We have examined today the reasons for recalling Governor Davis given by the backers of the movement. The question for the voters of the state of California is: are these sufficient reasons? Almost all of these reasons are refuted, some more decisively than others. Those that remain probably do not constitute sufficient reason to recall a governor.

Davis is bound to be unpopular at the moment. If any other person were governor of California now, he would probably be just as unpopular. The state must make some painful decisions. Taxes must be raised. Spending, even on programs deemed popular or necessary, must be cut. Nobody could possibly be very happy about this situation.

Recalling Governor Davis won't change that.

If one considers the reason to recall a governor to be malfeasance, then it would seem that those pushing the recall of Governor Davis have not made their case. Davis has made mistakes, but so has every governor. The state is in financial crisis, but so is every state. Has Davis willfully ruined the state? Nothing suggests that he has.

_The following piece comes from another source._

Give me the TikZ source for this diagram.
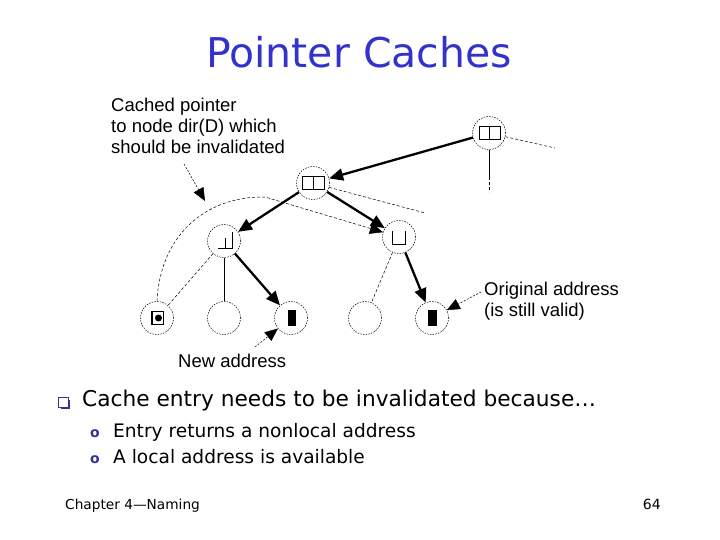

This Californian plans to vote No on the recall on October 7. Between now and then, if the recall proponents wish to persuade this citizen to change his mind, they will have to show some new evidence that is more convincing than the Niger document of serious wrongdoing on Davis' part. Otherwise, it would appear that either their motivation for recalling Davis is dishonestly partisan, or that they just think a lower bar for recalling a statewide official than should be necessary.